Right after attending the 8th General Assembly of IUCN which was held in Nairobi, the group proceeded from Nairobi to Addis Ababa on Sept 25th, 1963. The mission was comprised of Sir Julian Huxley, a former Director-General of UNESCO from London (the head of the mission); Prof. Th. Monod at the Museum of National d’histoire Naturalle of Paris and Director of the Institut franqais d’Afrique noire, from Paris and Dakar; Mr. L. Swift, former Director of the Division of Wildlife Management, U.S. Department of Agriculture; Dr. E.B. Worthington, Deputy Director of the Nature Conservancy of London; and Mr. Monsieur Alain Gille, UNESCO Science Officer for Africa. The mission was received by His Imperial Majesty the Emperor and exchanged ideas. Also, the mission visited some relevant institutions in Addis Ababa, including the Institute of Archaeology, the Office of Tourism, the Haile Selassie I University and the Ministry of Agriculture. For seven consecutive days, starting on September 26th, 1963, the mission conducted intensive field trips across the countries, encompassing Awash, Jima, Maji, the north end of Lake Rudolf, Omo River Delta, Lake Stefanie, Rift Valley Lakes, the Blue Nile Gorges, Lake Tana and Mount Simien Massif. Mr. Wolde Michael Kelecha, the then Director of Forestry and Game accompanied the mission on all its field visits.

Then, the team realized that Ethiopia supports a remarkable varieties of wildlife species, including extraordinary landscape features and unique cultural values, but lacked appropriate technical expertise to deal with the conservation matters. Thus, the team recommended given the country’s endowments with such high endemism and tremendous potential of natural resources which can be the basis for flourishing tourist industry, immediate and long-term conservation plans should be developed and implemented with the support of international organizations.

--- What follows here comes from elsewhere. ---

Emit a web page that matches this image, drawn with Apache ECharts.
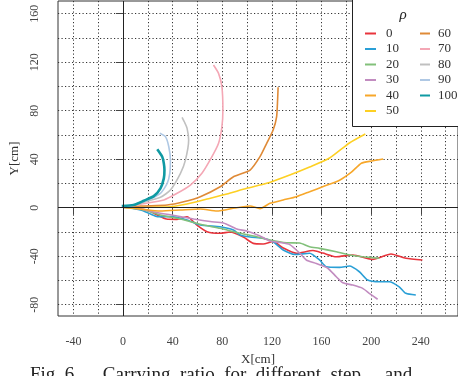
<!DOCTYPE html>
<html><head><meta charset="utf-8">
<script src="https://cdn.jsdelivr.net/npm/echarts@6/dist/echarts.min.js"></script>
<style>html,body{margin:0;padding:0;background:#fff}#c{width:458px;height:376px}</style>
</head><body><div id="c"></div>
<script>
const names = ['0','10','20','30','40','50','60','70','80','90','100'];
const colors = ['#e8343c','#2a9fd6','#82c07a','#c28cc0','#f7a72a','#fdd023','#df8a37','#f4a7b5','#c0c0c0','#afc8e4','#0f9aa3'];
const xTicks = [-40,0,40,80,120,160,200,240];
const yTicks = [-80,-40,0,40,80,120,160];
const xGrid = [-40,-20,0,20,40,60,80,100,120,140,160,180,200,220,240,260];
const yGrid = [-80,-60,-40,-20,0,20,40,60,80,100,120,140,160];
const zeroLines = [0];

const r0x = [0,19.6,27.6,35,43.6,51.6,59.6,67.7,78.3,86.3,97,105,113,121,129.1,139.8,153.1,161.1,171.9,185.2,201.2,216,228,241.3];
const r0y = [0.6,-1.9,-6,-9.3,-9.6,-7.4,-14.3,-19.8,-21.1,-20,-24.2,-29.4,-29.9,-27.9,-33.2,-37.6,-35.3,-37.4,-40.4,-39,-42.6,-38.2,-41.7,-43.1];
const r10x = [0,14.2,22.2,27.6,38.2,51.6,62.3,78.3,89,94.4,102.4,113,121,129.1,138.5,150.4,158.4,163.8,174.5,182.5,190.5,197.2,206.6,214.6,222.6,228,236];
const r10y = [0.6,-1.9,-5.2,-7.3,-7.3,-10.1,-14.3,-15.7,-18.4,-22.5,-24.2,-25.2,-28.2,-34.9,-38.6,-37.6,-43.1,-48.7,-49.2,-48.1,-52.8,-59.6,-61,-61,-65.2,-70.6,-72];
const r20x = [0,16.8,30.2,43.6,54.3,65,78.3,91.7,107.7,118.4,131.8,142.4,150.4,158.4,171.9,182.5,193.2,206.5];
const r20y = [0.6,-1.9,-6,-8.7,-11.5,-14.3,-17,-20.5,-23.9,-26.6,-28.9,-29.1,-32.2,-33.5,-36.3,-39,-40.4,-41.7];
const r30x = [0,14.2,24.8,43.6,57,70.3,81,91.7,99.7,110.4,118.4,126.4,134.4,142.4,147.7,155.8,164.8,171.9,177.2,185.2,193.2,198.5,205.2];
const r30y = [0.6,-1.1,-3.5,-6.8,-9.3,-11.4,-12.6,-17.6,-19.2,-23.3,-27.5,-28.7,-30.4,-37.4,-43.1,-46,-49.7,-56.9,-61.9,-63.8,-66.5,-70.6,-75.5];
const r40x = [0,14.2,30.2,46.3,62.3,75.7,90.3,102.4,110.4,118.4,129.1,139.8,150.4,162.4,174.5,184.1,192.1,200.2,209.7];
const r40y = [0.6,-1.1,-2.7,-1.9,-1.1,-2.7,-0.2,1.4,-0.7,3.6,6.4,9.1,13.2,17.9,22.7,29.3,36.7,38.5,40.2];
const r50x = [0,22.3,35.6,51.6,67.7,83.7,99.7,115.8,134.4,150.4,166.5,182.5,195.3];
const r50y = [0,0.6,0.6,3.1,7.2,11.3,16,20.1,27,33.6,41,53.4,60.8];
const r60x = [0,14.2,35.6,48.9,62.3,78.3,89,102.4,110.4,115.8,121,123.8,124.6,125];
const r60y = [0,1.4,2.2,4.9,9.1,17.3,25.6,31.1,42.1,53.1,64.1,75,88.8,99.3];
const r70x = [0,14.2,32.9,43.6,54.3,63.6,71.7,77,79.7,80.5,79.7,77,72.9];
const r70y = [0,3,6.4,11.9,18.7,28.4,42.1,53.1,66.8,80.6,99.8,110.8,117.7];
const r80x = [0,14.2,30.2,38.2,46.3,50.3,52.9,51.6,49.5,47.6];
const r80y = [0,3.9,8.6,14.6,28.4,39.3,55.8,65.7,70.7,74.6];
const r90x = [0,19.6,30.2,35.6,37.7,38.2,36.9,34.2,29.7];
const r90y = [0,6.4,11.9,20.1,28.4,39.3,50.3,58.6,61.4];
const r100x = [-1,8.6,16.8,24.8,30.2,32.9,33.4,32.9,31.6,27.6];
const r100y = [1.4,2.2,5.8,9.6,16,24.2,31.1,36.6,42,48.2];

const xs = [r0x,r10x,r20x,r30x,r40x,r50x,r60x,r70x,r80x,r90x,r100x];
const ys = [r0y,r10y,r20y,r30y,r40y,r50y,r60y,r70y,r80y,r90y,r100y];

const FONT = 'Liberation Serif';
const xMin = -52.4, xMax = 270, yMin = -89.3, yMax = 170.5;

const chart = echarts.init(document.getElementById('c'));
const series = [{
  type:'line', data:[], xAxisIndex:0, yAxisIndex:0, z:1, silent:true,
  markLine:{silent:true, symbol:'none', label:{show:false},
    lineStyle:{color:'#222', type:'solid', width:1},
    data: zeroLines.map(v=>({xAxis:v})).concat(zeroLines.map(v=>({yAxis:v})))}
}];
names.forEach((n,i)=>{
  series.push({
    name:n, type:'line', xAxisIndex:0, yAxisIndex:0, showSymbol:false, smooth:0.2,
    lineStyle:{color:colors[i], width: i===10 ? 2.6 : 1.6}, itemStyle:{color:colors[i]},
    data: xs[i].map((x,k)=>[x, ys[i][k]]), z:2+i*0.01
  });
});
const dotted = {show:true, lineStyle:{color:'#333', type:[1.2,2.3], width:1}};
const legText = {fontFamily:FONT, fontSize:13, color:'#333', lineHeight:15};
chart.setOption({
  animation:false,
  grid:{left:57, top:1, width:(xMax-xMin)*1.2475, height:(yMax-yMin)*1.2125, show:true, borderColor:'#333', borderWidth:1, backgroundColor:'transparent'},
  xAxis:[{
    type:'value', min:xMin, max:xMax, position:'bottom',
    axisLine:{show:false}, splitLine:{show:false},
    axisTick:{show:true, length:7, customValues:xTicks, lineStyle:{color:'#444'}},
    axisLabel:{show:true, customValues:xTicks, margin:20, fontFamily:FONT, fontSize:12, color:'#444'},
    name:'X[cm]', nameLocation:'middle', nameGap:37, nameTextStyle:{fontFamily:FONT, fontSize:13, color:'#333'}
  },{
    type:'value', min:xMin, max:xMax, position:'top',
    axisLine:{show:false}, axisLabel:{show:false},
    axisTick:{show:false, customValues:xGrid}, splitLine:dotted
  }],
  yAxis:[{
    type:'value', min:yMin, max:yMax, position:'left',
    axisLine:{show:false}, splitLine:{show:false},
    axisTick:{show:true, length:7, customValues:yTicks, lineStyle:{color:'#444'}},
    axisLabel:{show:true, customValues:yTicks, rotate:90, margin:17, fontFamily:FONT, fontSize:12, color:'#444'},
    name:'Y[cm]', nameLocation:'middle', nameGap:37, nameRotate:90, nameTextStyle:{fontFamily:FONT, fontSize:13, color:'#333'}
  },{
    type:'value', min:yMin, max:yMax, position:'right',
    axisLine:{show:false}, axisLabel:{show:false},
    axisTick:{show:false, customValues:yGrid}, splitLine:dotted
  }],
  legend:[{
    data:names.slice(0,6), orient:'vertical', left:360, top:21, itemWidth:11, itemHeight:2, itemGap:0.5,
    icon:'rect', textStyle:Object.assign({padding:[0,0,0,5]}, legText), selectedMode:false, z:10
  },{
    data:names.slice(6), orient:'vertical', left:415, top:21, itemWidth:10, itemHeight:2, itemGap:0.5,
    icon:'rect', textStyle:Object.assign({padding:[0,0,0,3]}, legText), selectedMode:false, z:10
  }],
  graphic:[
    {type:'rect', z:8, shape:{x:352.5, y:-5, width:120, height:131.5}, style:{fill:'#fff', stroke:'#222', lineWidth:1}},
    {type:'text', z:9, x:403, y:15, style:{text:'ρ', font:'italic 15px "Liberation Serif"', fill:'#222', align:'center', verticalAlign:'middle'}},
    {type:'text', z:9, x:30, y:366, style:{text:'Fig. 6.     Carrying  ratio  for  different  step     and', font:'19px "Liberation Serif"', fill:'#222'}}
  ],
  series:series
});
</script></body></html>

Following these recommendations, a semi-autonomous conservation organization came into being under the Ministry of Agriculture in 1965. The first national park, Awash, was created in 1966. An English man, John Blower, was recruited from East Africa to advise on wildlife conservation and management in Ethiopia. Then after, about 55 wildlife Protected Areas were designated with respect to the criteria of the IUCN management categories, comprising of national parks (22), sanctuaries (2), wildlife reserves (6), controlled hunting areas (18), biosphere reserves (4) and Community Conservation Areas (3). According the existing wildlife act, regulation and policy, inside the national parks and wildlife sanctuaries, human activities including hunting, cultivating, grazing, settling in, burning vegetation, deforestation or exploiting other natural resources is strictly prohibited. Inside the rest of the Protected Areas, access to natural resources use may be allowed under regulatory procedures on sustainable basis. In total, the current size of Protected Areas System represents about 6.7% of the total land mass of the country. All of the ten major ecosystems of the country have been represented in these Protected Areas Network, providing environmental goods and services for the citizens, and even including the population beyond the political boundary. These Protected Areas are managed by Governments (Federal and Regional), communities and hunting companies, including co-management partnerships with NGOs, following the principles of participatory approaches. In general, the current wildlife policy and strategies of Ethiopia allow both modes of wildlife resource uses: consumptive and non consumptive utilizations pertaining to the stipulation of the existing rule and regulation.